野心の向かう先は、オーディオシステムのアップグレードにとどまりませんでした。専用のリスニングルームを考え始めたのでした。これはオーディオシステムの比にならないほどの費用がかかります。
折しも親が家の増築を計画していたので、これ幸いに、結婚相手がピアノを持ってくるし、これからの時代は騒音公害に対して厳しくなると説明して、10畳間を自由に設計していいという了解を得ました。本当にありがたいことでした。そして今でもこの部屋は音楽室と呼ばれ、ホームシアターとしても重宝されています。
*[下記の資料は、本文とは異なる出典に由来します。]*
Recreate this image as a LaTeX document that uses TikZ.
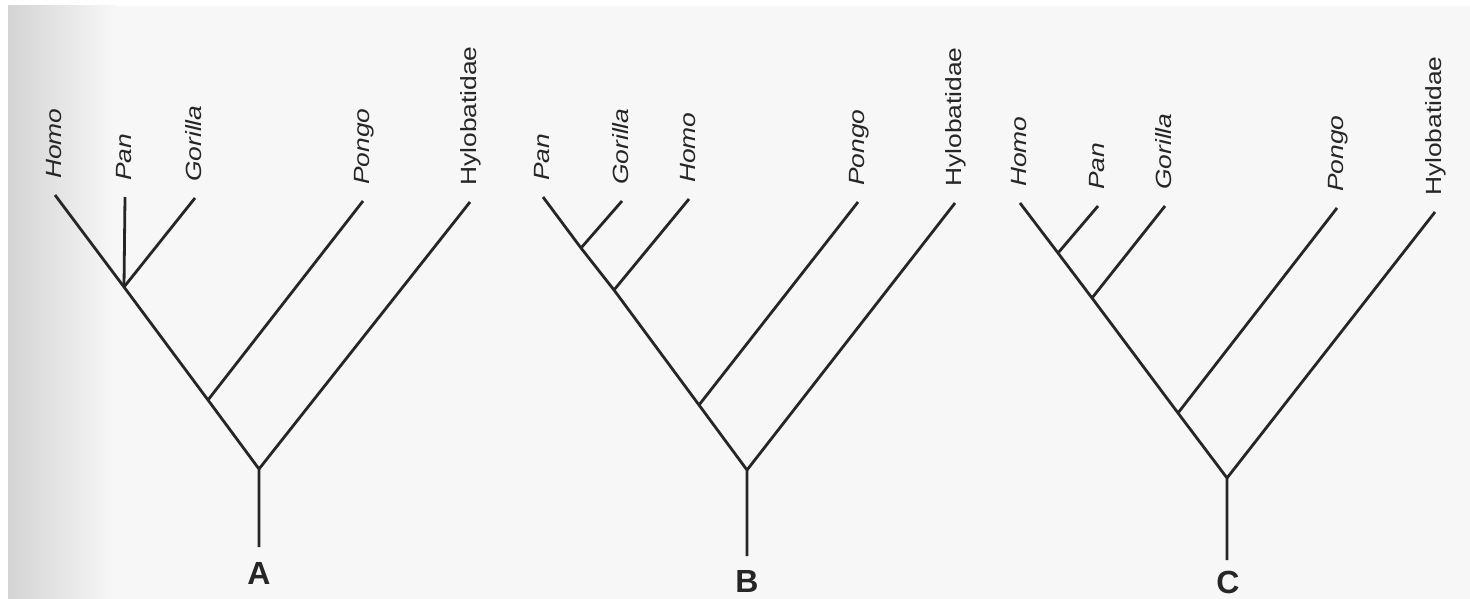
\documentclass[tikz,border=0pt]{standalone}
\usepackage{fontspec}
\setmainfont{Liberation Sans}
\usetikzlibrary{calc}
\newcommand{\taxon}[1]{\scalebox{1.2}[1]{\fontsize{22}{24}\selectfont #1}}
\tikzset{
  branch/.style={line width=2.8pt, black!85, line cap=butt, line join=miter},
  lbl/.style={rotate=90, anchor=base west, inner sep=0pt, text=black!85},
  treelbl/.style={inner sep=0pt, text=black!85, font=\fontsize{32}{34}\selectfont\bfseries}
}
\begin{document}
\begin{tikzpicture}[x=1pt,y=-1pt]
\useasboundingbox (0,0) rectangle (1470,599);
\fill[white] (0,0) rectangle (1470,599);
\fill[black!3] (8,6) rectangle (1470,599);
\shade[left color=black!17, right color=black!3] (8,6) rectangle (115,599);

% ---------- Tree A ----------
\coordinate (AHomo) at (55,195);
\coordinate (APan) at (125,197);
\coordinate (AGor) at (195,198);
\coordinate (APon) at (363,201);
\coordinate (AHyl) at (470,202);
\coordinate (An1) at (124,287);
\coordinate (An2) at (208,400);
\coordinate (Ar) at (259,469);
\coordinate (Ab) at (259,547);
\draw[branch] (AHomo) -- (An1) -- (An2) -- (Ar) -- (Ab);
\draw[branch] (APan) -- (An1);
\draw[branch] (AGor) -- (An1);
\draw[branch] (APon) -- (An2);
\draw[branch] (AHyl) -- (Ar);
\node[lbl] (lAHomo) at ([shift={(6,-16)}]AHomo) {\taxon{\itshape Homo}};
\node[lbl] (lAPan) at ([shift={(6,-16)}]APan) {\taxon{\itshape Pan}};
\node[lbl] (lAGor) at ([shift={(6,-16)}]AGor) {\taxon{\itshape Gorilla}};
\node[lbl] (lAPon) at ([shift={(6,-16)}]APon) {\taxon{\itshape Pongo}};
\node[lbl] (lAHyl) at ([shift={(6,-16)}]AHyl) {\taxon{Hylobatidae}};
\node[treelbl] (labA) at (259,573) {A};

% ---------- Tree B ----------
\coordinate (BPan) at (543,197);
\coordinate (BGor) at (622,201);
\coordinate (BHomo) at (689,199);
\coordinate (BPon) at (858,202);
\coordinate (BHyl) at (955,203);
\coordinate (Bn1) at (581,248);
\coordinate (Bn2) at (614,290);
\coordinate (Bn3) at (699,405);
\coordinate (Br) at (747,470);
\coordinate (Bb) at (747,556);
\draw[branch] (BPan) -- (Bn1) -- (Bn2) -- (Bn3) -- (Br) -- (Bb);
\draw[branch] (BGor) -- (Bn1);
\draw[branch] (BHomo) -- (Bn2);
\draw[branch] (BPon) -- (Bn3);
\draw[branch] (BHyl) -- (Br);
\node[lbl] (lBPan) at ([shift={(6,-16)}]BPan) {\taxon{\itshape Pan}};
\node[lbl] (lBGor) at ([shift={(6,-16)}]BGor) {\taxon{\itshape Gorilla}};
\node[lbl] (lBHomo) at ([shift={(6,-16)}]BHomo) {\taxon{\itshape Homo}};
\node[lbl] (lBPon) at ([shift={(6,-16)}]BPon) {\taxon{\itshape Pongo}};
\node[lbl] (lBHyl) at ([shift={(6,-16)}]BHyl) {\taxon{Hylobatidae}};
\node[treelbl] (labB) at (747,581) {B};

% ---------- Tree C ----------
\coordinate (CHomo) at (1020,203);
\coordinate (CPan) at (1098,206);
\coordinate (CGor) at (1165,206);
\coordinate (CPon) at (1337,208);
\coordinate (CHyl) at (1435,212);
\coordinate (Cn1) at (1058,253);
\coordinate (Cn2) at (1092,298);
\coordinate (Cn3) at (1178,413);
\coordinate (Cr) at (1227,478);
\coordinate (Cb) at (1227,560);
\draw[branch] (CHomo) -- (Cn1) -- (Cn2) -- (Cn3) -- (Cr) -- (Cb);
\draw[branch] (CPan) -- (Cn1);
\draw[branch] (CGor) -- (Cn2);
\draw[branch] (CPon) -- (Cn3);
\draw[branch] (CHyl) -- (Cr);
\node[lbl] (lCHomo) at ([shift={(6,-16)}]CHomo) {\taxon{\itshape Homo}};
\node[lbl] (lCPan) at ([shift={(6,-16)}]CPan) {\taxon{\itshape Pan}};
\node[lbl] (lCGor) at ([shift={(6,-16)}]CGor) {\taxon{\itshape Gorilla}};
\node[lbl] (lCPon) at ([shift={(6,-16)}]CPon) {\taxon{\itshape Pongo}};
\node[lbl] (lCHyl) at ([shift={(6,-16)}]CHyl) {\taxon{Hylobatidae}};
\node[treelbl] (labC) at (1228,582) {C};
\end{tikzpicture}
\end{document}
音楽室は浮き構造とはいかないものの二重構造を持ち、天井には傾斜がつけられました。内部の音響効果だけでなく防音対策もしなければなりません。結果、壁厚は30cmくらいになり、サッシも二重にしました。当時エアタイト型のサッシはありましたが、とても効果で導入はあきらめました。出入口のドアは、分厚く二重になっています。防音効果は敷地境界で20dB以上の減衰は得られたと思います。
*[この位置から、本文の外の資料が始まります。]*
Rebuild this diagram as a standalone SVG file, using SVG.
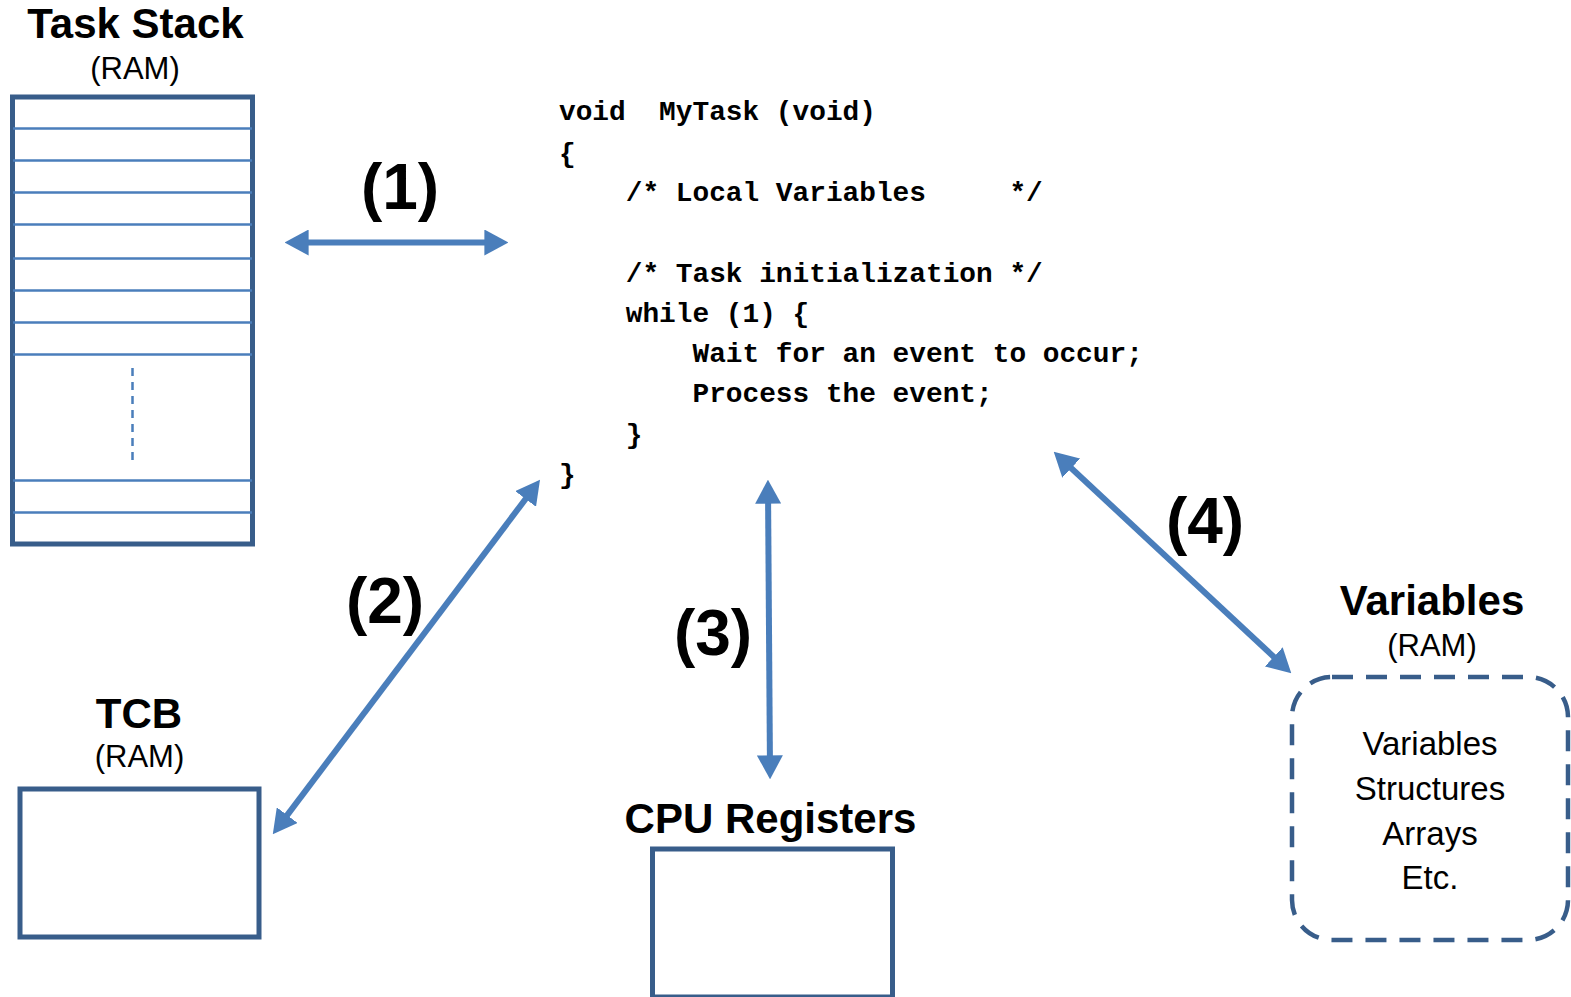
<svg xmlns="http://www.w3.org/2000/svg" width="1571" height="997" viewBox="0 0 1571 997">
<style>
.title{font-family:"Liberation Sans",Arial,sans-serif;font-weight:bold;font-size:42px;fill:#000;text-anchor:middle}
.sub{font-family:"Liberation Sans",Arial,sans-serif;font-size:31px;fill:#000;text-anchor:middle}
.num{font-family:"Liberation Sans",Arial,sans-serif;font-weight:bold;font-size:64px;fill:#000;text-anchor:middle}
.code{font-family:"Liberation Mono","Courier New",monospace;font-weight:bold;font-size:27.8px;fill:#000;white-space:pre}
.item{font-family:"Liberation Sans",Arial,sans-serif;font-size:33px;fill:#000;text-anchor:middle}
.box{fill:#fff;stroke:#385D8A;stroke-width:5}
.row{stroke:#4A7EBB;stroke-width:2.5}
.conn{fill:none;stroke:#4A7EBB;stroke-width:6;marker-start:url(#head);marker-end:url(#head)}
</style>
<defs>
<marker id="head" markerUnits="userSpaceOnUse" markerWidth="24" markerHeight="26" refX="15" refY="12.5" orient="auto-start-reverse" viewBox="0 0 23 25">
<path d="M0,0 L23,12.5 L0,25 z" fill="#4A7EBB"/>
</marker>
</defs>
<rect width="1571" height="997" fill="#fff"/>

<g id="task-stack">
<text class="title" x="135.5" y="38">Task Stack</text>
<text class="sub" x="135" y="79">(RAM)</text>
<rect class="box" x="12.5" y="97" width="240" height="447"/>
<line class="row" x1="13" y1="128.5" x2="252" y2="128.5"/>
<line class="row" x1="13" y1="160.5" x2="252" y2="160.5"/>
<line class="row" x1="13" y1="192.5" x2="252" y2="192.5"/>
<line class="row" x1="13" y1="224.5" x2="252" y2="224.5"/>
<line class="row" x1="13" y1="258.5" x2="252" y2="258.5"/>
<line class="row" x1="13" y1="290.5" x2="252" y2="290.5"/>
<line class="row" x1="13" y1="322.5" x2="252" y2="322.5"/>
<line class="row" x1="13" y1="354.5" x2="252" y2="354.5"/>
<line class="row" x1="13" y1="480.5" x2="252" y2="480.5"/>
<line class="row" x1="13" y1="512.5" x2="252" y2="512.5"/>
<line x1="132.5" y1="368" x2="132.5" y2="461" stroke="#4A7EBB" stroke-width="2.5" stroke-dasharray="8,6"/>
</g>

<g id="code">
<text class="code" x="559" y="120">void  MyTask (void)</text>
<text class="code" x="559" y="162">{</text>
<text class="code" x="559" y="201">    /* Local Variables     */</text>
<text class="code" x="559" y="282">    /* Task initialization */</text>
<text class="code" x="559" y="322">    while (1) {</text>
<text class="code" x="559" y="362">        Wait for an event to occur;</text>
<text class="code" x="559" y="402">        Process the event;</text>
<text class="code" x="559" y="443">    }</text>
<text class="code" x="559" y="483">}</text>
</g>

<g id="tcb">
<text class="title" x="139" y="728">TCB</text>
<text class="sub" x="139.5" y="767">(RAM)</text>
<rect class="box" x="20" y="789" width="239" height="148"/>
</g>

<g id="cpu-registers">
<text class="title" x="770.5" y="833">CPU Registers</text>
<rect class="box" x="652.5" y="849" width="240" height="148"/>
</g>

<g id="variables">
<text class="title" x="1432" y="615">Variables</text>
<text class="sub" x="1432" y="656">(RAM)</text>
<rect x="1292" y="677" width="276" height="263" rx="40" ry="40" fill="none" stroke="#385D8A" stroke-width="4.5" stroke-dasharray="21,13"/>
<text class="item" x="1430" y="755">Variables</text>
<text class="item" x="1430" y="800">Structures</text>
<text class="item" x="1430" y="845">Arrays</text>
<text class="item" x="1430" y="889">Etc.</text>
</g>

<g id="connectors">
<path class="conn" d="M293,242.5 L500,242.5"/>
<path class="conn" d="M277.8,827.6 L535,486.5"/>
<path class="conn" d="M768,488 L770,771"/>
<path class="conn" d="M1059.8,457.5 L1285.2,667.5"/>
<text class="num" x="400" y="209">(1)</text>
<text class="num" x="385" y="623">(2)</text>
<text class="num" x="713" y="655">(3)</text>
<text class="num" x="1205" y="543">(4)</text>
</g>
</svg>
当時増築を担当した大工さんは音響に対する知識が全然なかったので、すべてこちらの指示通りに作っていただけました。スピーカー側の床にはピアノも置くので地面からコンクリート打って床面と同じ高さにしました。
オーディオラックも大工さんの手作りで、オーディオシステム、レコード、CD、本などを収納できる大きくて頑丈なものです。壁材の共振を避けるため間仕切りも不等間隔にするなど大工さんにはいい仕事していただけました。感謝、感謝です。
実際に音を出してみて気が付いた設計ミスは二つあります。低音を天井に逃がす設計にしたため、二階の部屋での防音が不十分でした。音楽室にいれば二階には人はいないだろうと考えたための失敗です。家族ができることの計算ができなかったという訳です。今でもこの問題は解決されていません。
二つ目はスピーカー側の壁で、当初は吸音構造にしていました。反対側が全面ガラスサッシなので吸音が必要と考えたからです。結果は失敗でした。やはりスピーカー側の壁は反射構造がいいようです。この壁は後日自分で厚いベニア合板を貼り付けました。反対側は分厚いカーテンで吸音を図ることにしました。
今日に至るまで部屋の音響特性の改善は大きなテーマになっています。ピアノがあるのが頭の痛いところで、定在波の緩和には少し役に立ちそうですが、悪影響の方が大きいような気がします。ピアノの周辺に吸音材を配置したり、スピーカーの左右の壁には平面反射をなくすなどの工夫をしています。